Disclaimer: This Blog should not be construed as legal advice or the formation of an attorney-client relationship. Do not rely solely on this information on making decisions for your firm. Prior results do not guarantee a similar outcome.
[i] The law on conditions precedent to termination is well settled. In Mike Bldg. & Contr., Inc. v Just Homes, LLC, 27 Misc. 3d 833, 901 N.Y.S.2d 458, 2010 N.Y. Misc. LEXIS 241, 2010 NY Slip Op 2004, 243 N.Y.L.J. 41 (Sup.Ct. Kings Co. 2010), the Court repeated the well accepted rule. “Where a contract provides that a party must fulfill specific conditions precedent before it can terminate the agreement, those conditions are enforced as written and the party must comply with them” citing Gulf Ins. Co. v. Fidelity & Deposit Co. of Md., 16 Misc. 3d 1116[A], 847 N.Y.S.2d 896, 2007 NY Slip Op 51440[U] (Sup. Ct. NY Co. 2007); A.S. Rampell, Inc. v. Hyster Co., 3 N.Y.2d 369, 381-382, 144 N.E.2d 371, 165 N.Y.S.2d 475 (1957). See also, Paragon Restoration Group, Inc. v. Cambridge Sq. Condominiums, 14 Misc. 3d 1236[A], 836 N.Y.S.2d 501, 2006 NY Slip Op 52579[U] (Sup. Ct. Erie Co. 2006), affd in part, mod in part, 42 A.D.3d 905, 839 N.Y.S.2d 658 (4th Dept. 2007) (owner breached article 14.2.2 of a standard AIA construction contract because the appropriate certification, notice and time to cure were conditions precedent to owner’s right to terminate for cause, which it failed to fulfill).

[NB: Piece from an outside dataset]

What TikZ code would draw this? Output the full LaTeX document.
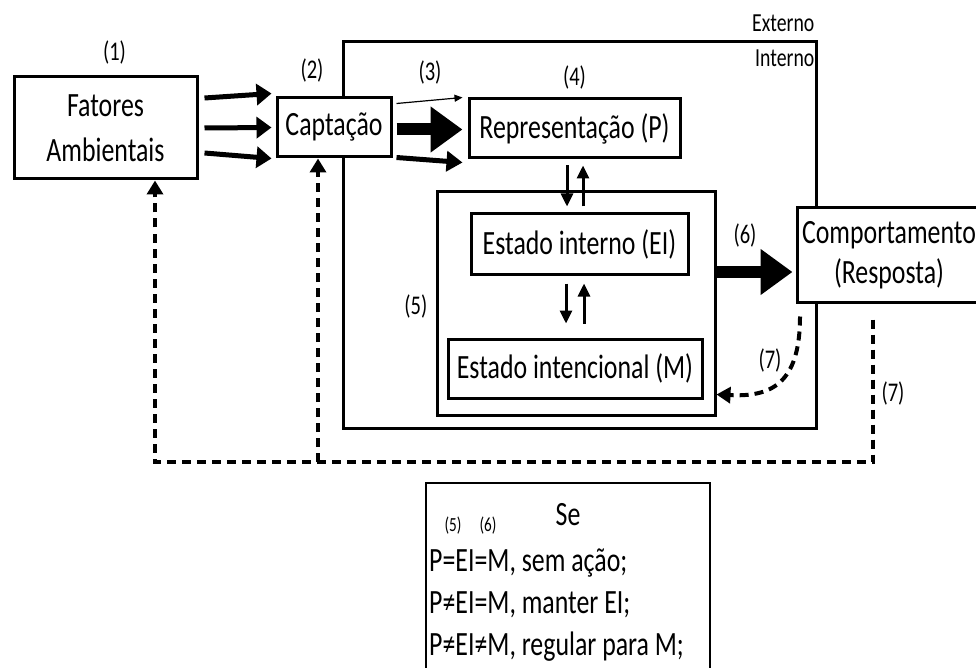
\documentclass[tikz,border=0pt]{standalone}
\usepackage{fontspec}
\setmainfont{Carlito}[FakeStretch=0.76]
\usetikzlibrary{arrows.meta,positioning,calc}
\newcommand{\corpo}{\fontsize{34}{42}\selectfont}
\newcommand{\rotfont}{\fontsize{27}{30}\selectfont}
\newcommand{\minifont}{\fontsize{20}{22}\selectfont}
\tikzset{
    %Define standard arrow tip
    >={Triangle[length=15pt,width=21pt]},
    %Define style for boxes
    caixa/.style={
           rectangle,
           draw=black, line width=3pt,
           inner sep=0pt,
           align=center,
           font=\corpo},
    %Define style for the numbers
    rotulo/.style={font=\rotfont, inner sep=0pt},
    % Define arrow styles
    setafina/.style={->, line width=1.2pt, >={Triangle[length=8pt,width=7pt]}},
    setamedia/.style={->, line width=5pt},
    setagrossa/.style={->, line width=12pt, >={Triangle[length=32pt,width=44pt]}},
    setapar/.style={->, line width=3pt, >={Triangle[length=13pt,width=12pt]}},
    tracejado/.style={->, line width=4pt, dash pattern=on 9pt off 6pt,
           >={Triangle[length=14pt,width=16pt]}}
}
\begin{document}
\begin{tikzpicture}[x=1pt, y=-1pt]
         \useasboundingbox (0,0) rectangle (976,668);
         %boxes
          \node[caixa, minimum width=473pt, minimum height=386pt] (interno) at (579.5,235) {};
          \node[caixa, minimum width=278pt, minimum height=223pt] (reg) at (576,303.5) {};
          \node[caixa, minimum width=183pt, minimum height=102pt, font=\fontsize{34}{45}\selectfont] (fat) at (105.5,128) {Fatores\\Ambientais};
          \node[caixa, fill=white, minimum width=114pt, minimum height=59pt] (capt) at (334,127.5) {Captação};
          \node[caixa, minimum width=211pt, minimum height=59pt] (rep) at (574.5,128.5) {Representação (P)};
          \node[caixa, minimum width=217pt, minimum height=60pt] (ei) at (579.5,244) {Estado interno (EI)};
          \node[caixa, minimum width=254pt, minimum height=59pt] (m) at (575,368.5) {Estado intencional (M)};
          \node[caixa, fill=white, minimum width=184pt, minimum height=94pt, font=\fontsize{34}{40}\selectfont] (comp) at (889,255) {Comportamento\\(Resposta)};
         %labels
          \node[rotulo, above=11pt of fat, xshift=9pt] {(1)};
          \node[rotulo, above=14pt of capt, xshift=-22pt] {(2)};
          \node[rotulo] at (430,72) {(3)};
          \node[rotulo, above=8pt of rep] {(4)};
          \node[rotulo, left=8pt of reg, yshift=-3pt] {(5)};
          \node[rotulo] at (745,235) {(6)};
          \node[rotulo] at (770,360) {(7)};
          \node[rotulo] at (893,393) {(7)};
          \node[rotulo, font=\fontsize{26}{28}\selectfont, anchor=base east] at ([shift={(-3pt,9pt)}]interno.north east) {Externo};
          \node[rotulo, font=\fontsize{26}{28}\selectfont, anchor=base east] at ([shift={(-3pt,-26pt)}]interno.north east) {Interno};
         %arrows
          \draw[setamedia] ([shift={(6pt,30pt)}]fat.east) -- ([shift={(-4pt,34pt)}]capt.west);
          \draw[setamedia] ([xshift=6pt]fat.east) -- ([xshift=-4pt]capt.west);
          \draw[setamedia] ([shift={(6pt,-25pt)}]fat.east) -- ([shift={(-4pt,-31pt)}]capt.west);
          \draw[setafina] ([shift={(4pt,24pt)}]capt.east) -- ([shift={(-5pt,31pt)}]rep.west);
          \draw[setagrossa] ([shift={(4pt,-2pt)}]capt.east) -- ([shift={(-5pt,-1pt)}]rep.west);
          \draw[setamedia, >={Triangle[length=16pt,width=20pt]}] ([shift={(4pt,-30pt)}]capt.east) -- ([shift={(-5pt,-34pt)}]rep.west);
          \draw[setapar] ([shift={(-7.5pt,-6pt)}]rep.south) -- ([shift={(-9pt,-16pt)}]reg.north);
          \draw[setapar] ([shift={(7pt,-16pt)}]reg.north) -- ([shift={(8.5pt,-6pt)}]rep.south);
          \draw[setapar] ([shift={(-13.5pt,-8pt)}]ei.south) -- ([shift={(-9pt,14pt)}]m.north);
          \draw[setapar] ([shift={(9pt,14pt)}]m.north) -- ([shift={(4.5pt,-8pt)}]ei.south);
          \draw[setagrossa] (reg.east |- 0,272) -- ([shift={(-3pt,-17pt)}]comp.west);
         %feedback
          \coordinate (k7) at ([shift={(-89pt,-13pt)}]comp.south);
          \coordinate (fb) at (155,462);
          \coordinate (fbm) at (318,462);
          \draw[tracejado] (k7) .. controls (800,385) and (770,397) .. ([yshift=22pt]reg.south east);
          \draw[tracejado] ([shift={(-16pt,-16pt)}]comp.south) |- (fb) -- (fat.south -| fb);
          \draw[tracejado] (fbm) -- (capt.south -| fbm);
         %rules
          \node[draw, line width=2pt, anchor=north west, minimum width=284pt, minimum height=220pt, inner sep=0pt] (quadro) at (425,482) {};
          \node[font=\corpo, inner sep=0pt] (se) at (568,515) {Se};
          \node[font=\minifont, inner sep=0pt] at (453,526) {(5)};
          \node[font=\minifont, inner sep=0pt] at (488,526) {(6)};
          \node[font=\corpo, align=left, anchor=north west, inner sep=0pt] (regras) at (429,549)
          {P=EI=M, sem ação;\\P≠EI=M, manter EI;\\P≠EI≠M, regular para M;};
        \end{tikzpicture}
\end{document}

[ii] See, e.g., General Supply & Constr. Co. v. Goelet, 241 N.Y. 28, 148 N.E. 778 (1925); MCK Bldg. Assocs. v. St. Lawrence Univ., 301 A.D.2d 726, 754 N.Y.S.2d 397, 2003 N.Y. App. Div. LEXIS 8 (3d Dept. 2003); Sheraton Operating Corp. v. Castillo Grand, LLC, 34 Misc. 3d 1207(A), 943 N.Y.S.2d 794, 2011 N.Y. Misc. LEXIS 6423, 2011 NY Slip Op 52438(U) (Sup.Ct. Westchester Co. 2011).